Stefan Tilkov's Random Stuff

Web Services Integration Scenarios and UML

Eric Newcomer follows up on our discussion with regards to UML’s suitability for Web services.

First of all, Eric states that UML is not suited very well for Web services, since they are typically used for integration scenarios across application domains. The easy, MDA-zealot answer would be that of course you can UML for integration purposes. In fact there is a two-year-old, 304-page specification, the UML for EAI profile, that is explicitly aimed at this (it’s a bit out of date, with mappings just to MQ Series and JMS, but so what). I don’t have any experience with it, though, and I’m highly skeptical about publicly adopted UML profiles anyway; so I’ll avoid that easy answer.
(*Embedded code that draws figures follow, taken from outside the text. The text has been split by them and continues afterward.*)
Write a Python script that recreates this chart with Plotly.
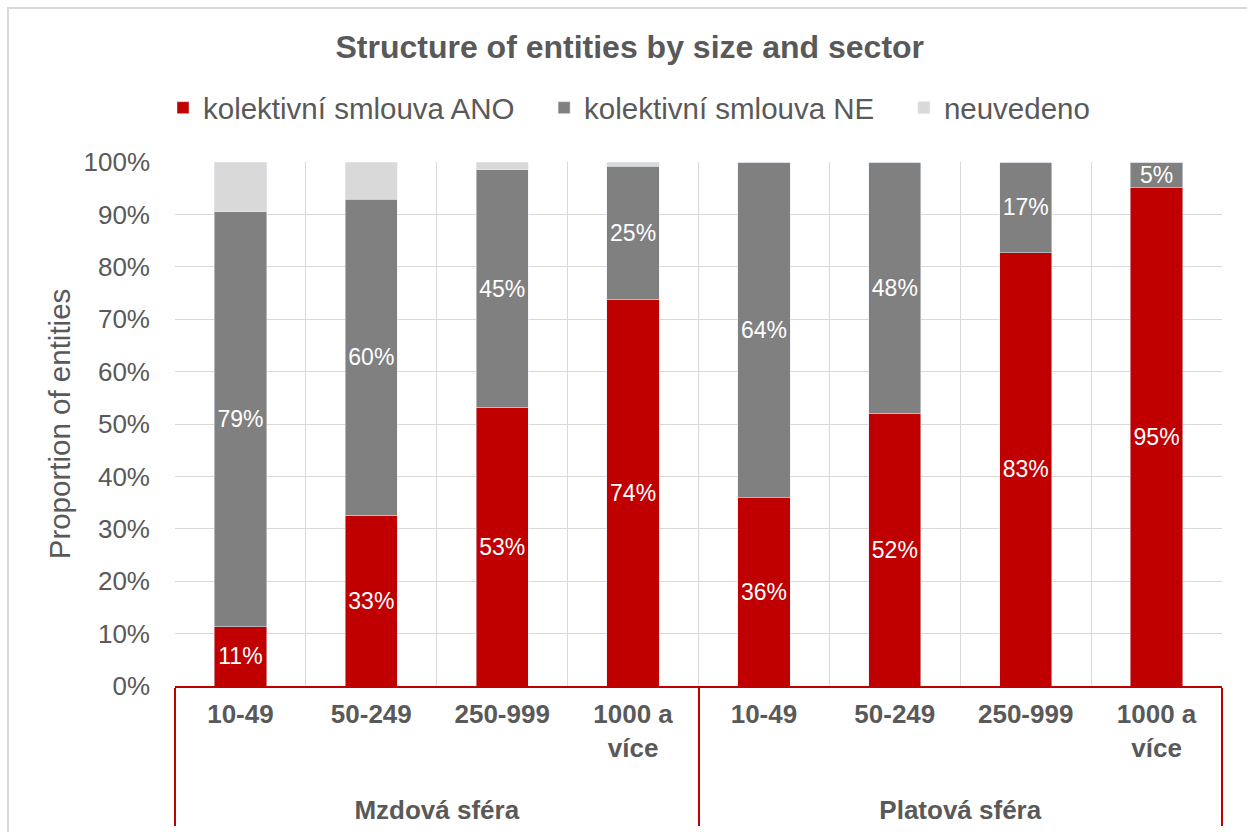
import plotly.graph_objects as go

# Sector / size-class categories
sectors = ["Mzdová sféra"] * 4 + ["Platová sféra"] * 4
sizes = ["10-49", "50-249", "250-999", "1000 a<br>více<br>\u00a0"] * 2

# Shares of entities (percent)
ano = [11.3, 32.6, 53.2, 73.8, 35.9, 52.1, 82.7, 95.1]
ne = [79.2, 60.3, 45.3, 25.4, 64.1, 47.9, 17.3, 4.9]
neuvedeno = [9.5, 7.1, 1.5, 0.8, 0.0, 0.0, 0.0, 0.0]

FONT = "Liberation Sans, Arial, sans-serif"
GREY_TXT = "#595959"
PAD = "\u00a0" * 3  # spacing between legend entries

W, H = 1247, 832
L, R, T, B = 175, 25, 162, 146
pw, ph = W - L - R, H - T - B


def px_to_paper_x(px):
    return (px - L) / pw


def px_to_paper_y(py):
    return (H - B - py) / ph


x = [sectors, sizes]

fig = go.Figure()
fig.add_trace(go.Bar(
    x=x, y=[v / 100 for v in ano], name="kolektivní smlouva ANO" + PAD,
    marker=dict(color="#c00000"),
    text=[f"{round(v)}%" for v in ano], textposition="inside",
    insidetextanchor="middle", constraintext="none",
    textfont=dict(color="white", size=23, family=FONT),
))
fig.add_trace(go.Bar(
    x=x, y=[v / 100 for v in ne], name="kolektivní smlouva NE" + PAD,
    marker=dict(color="#808080"),
    text=[f"{round(v)}%" for v in ne], textposition="inside",
    insidetextanchor="middle", constraintext="none",
    textfont=dict(color="white", size=23, family=FONT),
))
fig.add_trace(go.Bar(
    x=x, y=[v / 100 for v in neuvedeno], name="neuvedeno",
    marker=dict(color="#d9d9d9"),
    hoverinfo="skip",
))

# Outer chart border
fig.add_shape(
    type="rect", xref="paper", yref="paper",
    x0=px_to_paper_x(8), x1=px_to_paper_x(W + 20),
    y0=px_to_paper_y(H + 20), y1=px_to_paper_y(8),
    line=dict(color="#d9d9d9", width=2), fillcolor="rgba(0,0,0,0)",
    layer="below",
)

fig.update_layout(
    width=W, height=H,
    margin=dict(l=L, r=R, t=T, b=B),
    paper_bgcolor="white", plot_bgcolor="white",
    barmode="stack", bargap=0.6,
    font=dict(family=FONT, color=GREY_TXT),
    title=dict(
        text="<b>Structure of entities by size and sector</b>",
        x=0.505, xref="container", xanchor="center",
        y=1 - 47 / H, yref="container", yanchor="middle",
        font=dict(size=32, color=GREY_TXT, family=FONT),
    ),
    legend=dict(
        orientation="h", x=px_to_paper_x(629), xanchor="center",
        y=px_to_paper_y(108), yanchor="middle",
        font=dict(size=29.5, color=GREY_TXT, family=FONT),
        traceorder="normal", itemwidth=30,
    ),
    showlegend=True,
)

fig.update_xaxes(
    type="multicategory",
    tickson="boundaries",
    automargin=False,
    showgrid=True, gridcolor="#d9d9d9", gridwidth=1,
    showline=True, linecolor="#c00000", linewidth=2,
    showdividers=True, dividercolor="#c00000", dividerwidth=2,
    ticks="", ticklabelstandoff=4,
    tickfont=dict(size=26, color=GREY_TXT, family=FONT, weight="bold"),
)
fig.update_yaxes(
    range=[0, 1], dtick=0.1, tickformat=".0%",
    showgrid=True, gridcolor="#d9d9d9", gridwidth=1,
    zeroline=False, showline=False,
    tickfont=dict(size=26, color=GREY_TXT, family=FONT),
    ticklabelstandoff=24,
    title=dict(text="Proportion of entities", font=dict(size=29.5, color=GREY_TXT, family=FONT),
               standoff=4),
)

fig.write_html("out.html")
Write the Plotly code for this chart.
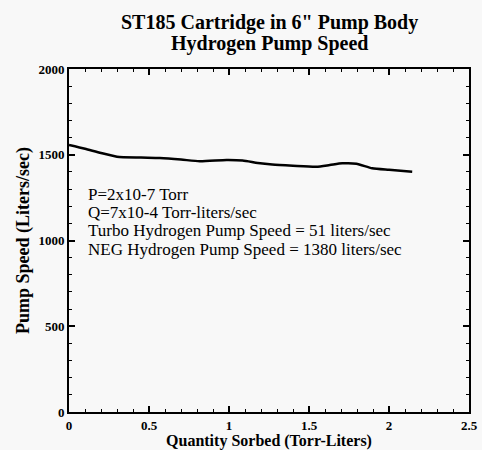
import plotly.graph_objects as go

sorbed = [0.0, 0.10, 0.20, 0.30, 0.45, 0.567, 0.70, 0.817, 0.985, 1.085, 1.18, 1.27, 1.40, 1.546, 1.63, 1.708, 1.796, 1.895, 2.00, 2.145]
speed = [1557, 1535, 1510, 1489, 1484, 1481, 1472, 1462, 1469, 1466, 1452, 1443, 1436, 1430, 1440, 1450, 1448, 1421, 1412, 1401]

x_ticks = [0, 0.5, 1, 1.5, 2, 2.5]
x_labels = ["0", "0.5", "1", "1.5", "2", "2.5"]
y_ticks = [0, 500, 1000, 1500, 2000]
y_labels = ["0", "500", "1000", "1500", "2000"]

notes = ["P=2x10-7 Torr", "Q=7x10-4 Torr-liters/sec",
         "Turbo Hydrogen Pump Speed = 51 liters/sec",
         "NEG Hydrogen Pump Speed = 1380 liters/sec"]
titles = ["ST185 Cartridge in 6\" Pump Body", "Hydrogen Pump Speed"]

FONT = "Liberation Serif"
PLOT_TOP, PLOT_BOTTOM = 69, 412
PH = PLOT_BOTTOM - PLOT_TOP

fig = go.Figure()
fig.add_trace(go.Scatter(x=sorbed, y=speed, mode="lines",
                         line=dict(color="black", width=2.5, shape="spline", smoothing=0.6),
                         showlegend=False, hoverinfo="skip"))

note_y = [194, 212, 231, 249.5]
for txt, py in zip(notes, note_y):
    fig.add_annotation(text=txt, xref="paper", yref="paper",
                       x=0.045, y=(PLOT_BOTTOM - py) / PH, xanchor="left", yanchor="middle",
                       showarrow=False, borderpad=0,
                       font=dict(family=FONT, size=17, color="black"))

title_y = [22, 43]
for txt, py in zip(titles, title_y):
    fig.add_annotation(text=f"<b>{txt}</b>", xref="paper", yref="paper",
                       x=0.5, y=(PLOT_BOTTOM - py) / PH, xanchor="center", yanchor="middle",
                       showarrow=False, borderpad=0,
                       font=dict(family=FONT, size=20, color="black"))

axis_common = dict(showline=True, linecolor="black", linewidth=2, mirror="allticks",
                   ticks="inside", ticklen=6, tickwidth=1.5, tickcolor="black",
                   showgrid=False, zeroline=False, automargin=False,
                   tickfont=dict(family=FONT, size=13, color="black"))

fig.update_xaxes(range=[0, 2.5], tickvals=x_ticks, ticktext=[f"<b>{t}</b>" for t in x_labels],
                 minor=dict(ticks="inside", dtick=0.1, ticklen=3, tickcolor="black", tickwidth=1),
                 title=dict(text="<b>Quantity Sorbed (Torr-Liters)</b>", standoff=2,
                            font=dict(family=FONT, size=16, color="black")),
                 **axis_common)
fig.update_yaxes(range=[0, 2000], tickvals=y_ticks, ticktext=[f"<b>{t}</b>" for t in y_labels],
                 minor=dict(ticks="inside", dtick=100, ticklen=3, tickcolor="black", tickwidth=1),
                 title=dict(text="<b>Pump Speed (Liters/sec)</b>", standoff=4,
                            font=dict(family=FONT, size=18, color="black")),
                 **axis_common)

fig.update_layout(width=482, height=450, margin=dict(l=69, r=13, t=PLOT_TOP, b=450 - PLOT_BOTTOM),
                  paper_bgcolor="#f8f8f8", plot_bgcolor="#f8f8f8")

fig.write_html("out.html", config={"displayModeBar": False},
               post_script="document.body.style.margin='0';document.body.style.background='#f8f8f8';")
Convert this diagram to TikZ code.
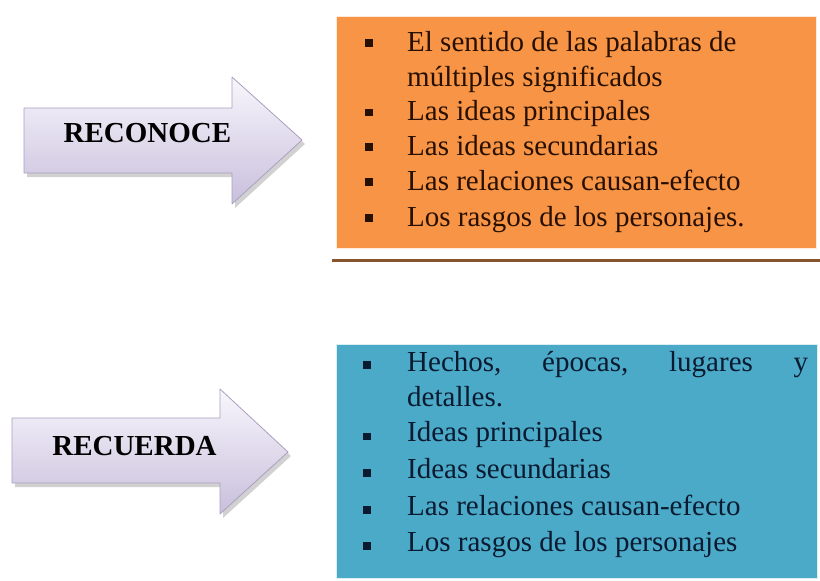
\documentclass[tikz,border=0pt]{standalone}
\usepackage{fontspec}
\setmainfont{Liberation Serif}
\definecolor{boxorange}{RGB}{247,148,70}
\definecolor{boxaqua}{RGB}{75,170,200}
\definecolor{lineBrown}{RGB}{135,85,45}
\definecolor{txtBrown}{RGB}{40,16,0}
\definecolor{txtNavy}{RGB}{10,26,48}
\definecolor{arrowTop}{RGB}{248,246,252}
\definecolor{arrowBot}{RGB}{200,191,220}
\definecolor{arrowEdge}{RGB}{170,160,190}
\tikzset{
  arrowbody/.style={top color=arrowTop, bottom color=arrowBot, draw=arrowEdge, line width=0.8pt, line join=round},
  arrowshade/.style={fill=black, opacity=0.18},
  arrowlabel/.style={anchor=base, font=\fontsize{29}{35}\selectfont\bfseries, text=black, inner sep=0pt},
  listbox/.style={anchor=north west, inner sep=0pt, draw=white!80!#1, line width=0.6pt, fill=#1},
  itemtext/.style={anchor=base west, inner sep=0pt, font=\fontsize{29}{35}\selectfont},
  bulletsq/.style={fill=#1, minimum size=7.5pt, inner sep=0pt}
}
\begin{document}
\begin{tikzpicture}[x=1pt,y=-1pt]
\useasboundingbox (0,0) rectangle (820,581);
% RECONOCE
\path[arrowshade,shift={(3,4)}] (24,108) -- (232,108) -- (232,77) -- (302,140) -- (232,204) -- (232,173) -- (24,173) -- cycle;
\path[arrowbody] (24,108) -- (232,108) -- (232,77) -- (302,140) -- (232,204) -- (232,173) -- (24,173) -- cycle;
\node[arrowlabel] (reconoce) at (147.5,142.7) {RECONOCE};
\node[listbox=boxorange, minimum width=480pt, minimum height=232pt] (reconoceBox) at (336,16) {};
\draw[lineBrown, line width=3pt] ([xshift=-4pt,yshift=-12pt]reconoceBox.south west) -- ([xshift=4pt,yshift=-12pt]reconoceBox.south east);
\node[bulletsq=txtBrown] (rb1) at (369,43) {};
\node[itemtext, text=txtBrown] (rt1) at (407,51.7) {El sentido de las palabras de};
\node[itemtext, text=txtBrown] (rt2) at (407,86.2) {múltiples significados};
\node[bulletsq=txtBrown] (rb3) at (369,112.5) {};
\node[itemtext, text=txtBrown] (rt3) at (407,120.7) {Las ideas principales};
\node[bulletsq=txtBrown] (rb4) at (369,147) {};
\node[itemtext, text=txtBrown] (rt4) at (407,155.7) {Las ideas secundarias};
\node[bulletsq=txtBrown] (rb5) at (369,182) {};
\node[itemtext, text=txtBrown] (rt5) at (407,190.7) {Las relaciones causan-efecto};
\node[bulletsq=txtBrown] (rb6) at (369,218) {};
\node[itemtext, text=txtBrown] (rt6) at (407,226.7) {Los rasgos de los personajes.};
% RECUERDA
\path[arrowshade,shift={(3,4)}] (12,418) -- (220,418) -- (220,389) -- (288,452) -- (220,514) -- (220,483) -- (12,483) -- cycle;
\path[arrowbody] (12,418) -- (220,418) -- (220,389) -- (288,452) -- (220,514) -- (220,483) -- (12,483) -- cycle;
\node[arrowlabel] (recuerda) at (134.5,455) {RECUERDA};
\node[listbox=boxaqua, minimum width=481pt, minimum height=234pt] (recuerdaBox) at (336,344) {};
\node[bulletsq=txtNavy] (cb1) at (367,365) {};
\node[itemtext, text=txtNavy] (ct1) at (407,371.7) {\makebox[401pt][s]{Hechos,\hfill épocas,\hfill lugares\hfill y}};
\node[itemtext, text=txtNavy] (ct2) at (407,406.7) {detalles.};
\node[bulletsq=txtNavy] (cb3) at (367,436.7) {};
\node[itemtext, text=txtNavy] (ct3) at (407,441.7) {Ideas principales};
\node[bulletsq=txtNavy] (cb4) at (367,473) {};
\node[itemtext, text=txtNavy] (ct4) at (407,478) {Ideas secundarias};
\node[bulletsq=txtNavy] (cb5) at (367,510) {};
\node[itemtext, text=txtNavy] (ct5) at (407,515.7) {Las relaciones causan-efecto};
\node[bulletsq=txtNavy] (cb6) at (367,546) {};
\node[itemtext, text=txtNavy] (ct6) at (407,551.7) {Los rasgos de los personajes};
\end{tikzpicture}
\end{document}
I can follow Eric’s argument that basically, UML (not MDA ;-) ) has been designed to build new systems, not to integrate existing ones. Still, often you build a new system and need to integrate several existing ones into it. When you’re building a system today, you’ll also equip it with a Web services-enabled interface right from the start, and not add one later. In these cases, you need to do both “classical” as well as “service-based” development, and that is where I believe UML-driven Web service creation makes a lot of sense.

Even if this is not your use case, I’m not sure I agree that learning UML in order to use Web services is overkill. I’ll try to back that up with a nice example, stay tuned (I’ll need some spare time to do this, as well as to publish some information about the project I was referring to). It basically seems to boil down to the question whether you know one (Web Services or UML) already. Picture yourself not knowing either; what would be easier to understand — a UML class diagram, or an XSD/WSDL file?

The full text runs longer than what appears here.